17 czerwca o 16:30, IKP (dawny szpital św. Rocha, ul. Krakowskie Przedmieście 26/28), sala 9. 

We wtorek 17 czerwca o godz. 16:30 w s. 9 odbędzie się seminarium robocze z udziałem Matěja Hřiba – doktoranta z Uniwersytetu Karola w Pradze, na którym przedstawi on swoje badania związane z rozprawą doktorską Camp in Popular Internet Culture.

Queens, Memes, and Their Themes: Studying Non-Identitarian Queer Culture in the Online Environment

The presentation will discuss the concept of non-identitarian queer culture and how it can be studied through the creative outputs of online communities. Beyond the literal representation of LGBTQ+ characters in narrative and audiovisual forms, there have always been practices of queering “straight” cultural texts. Those on the peripheries of the “normal” have their own ways of poaching and repurposing the imposed meanings of dominant culture. In the case of queer people, the notion of camp is a prime example of relating to cultural texts in an ironic, non-literal, playful way, historically rooted especially in the gay male subcultures. Camp does not have “positive” content but is rather a formal way of relating to the world, queer sensibility stemming from queer disposition in a very complex and non-linear way. As such, it is rather ephemeral cultural practice existing only in the moment of reception and being shared and codified only within “in the know” subcultures.

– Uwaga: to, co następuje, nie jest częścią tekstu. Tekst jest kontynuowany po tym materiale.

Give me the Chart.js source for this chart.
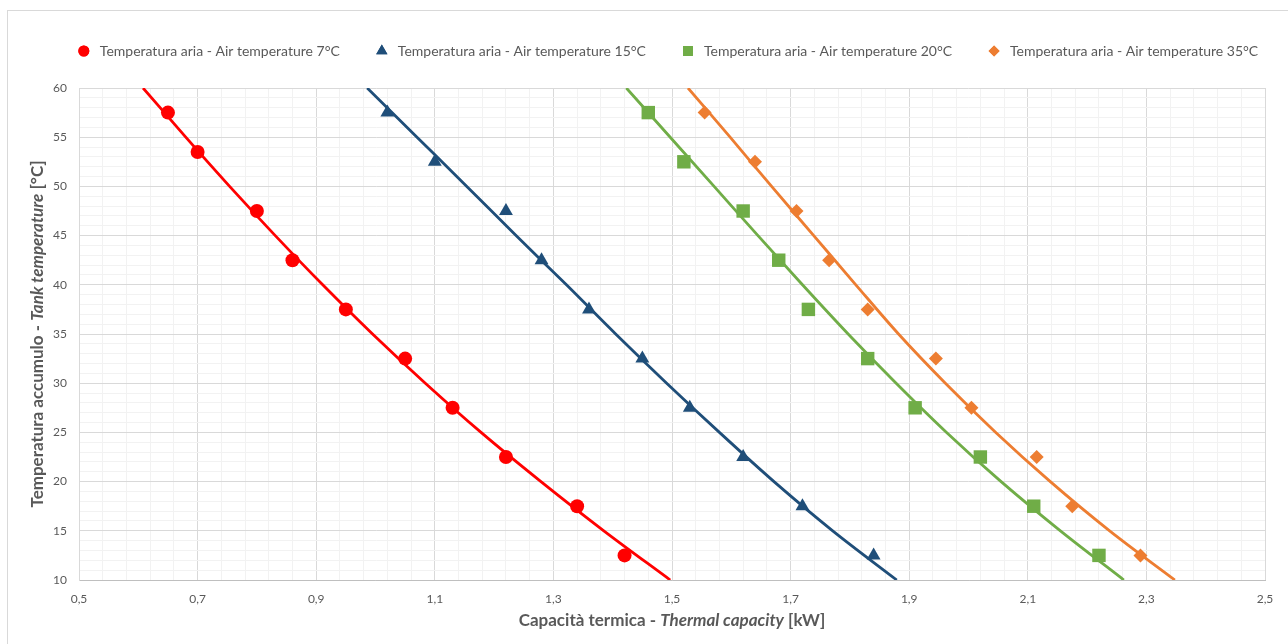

I argue that this kind of queer culture hardly vanished in the era of decline of physical queer places and the rise of LGBTQ+ media representation but entered a new stage in the online environment. Due to the ease of digital media production, the beforehand invisible reading practices are materialized in cultural production of internet fandoms or memes. Internet culture is led by the principle of reappropriation based on the technical ease of media remixing. Studying its creative outputs can therefore tell us about specific sensibilities of subcultural groups and how they relate to mainstream cultural production.

Matěj Hřib (*1996, he/him) is a PhD student in the Semiotics and Philosophy of Communication program at the Faculty of Humanities, Charles University. He earned his master’s degree in Electronic Culture and Semiotics after completing his bachelor’s studies in the Department of Aesthetics at the Faculty of Arts, Charles University, Prague, Czech Republic. His dissertation project called Camp in Popular Internet Culture focuses on the realizations of camp sensibility in internet producer culture. Not only in his academic research, Matěj is interested in visual culture, internet culture, and queer culture, and he also teaches a seminar on the latter at the Faculty of Humanities. Alongside his university studies, he also completed the clarinet program at the Prague Conservatory and works as a musician and music teacher.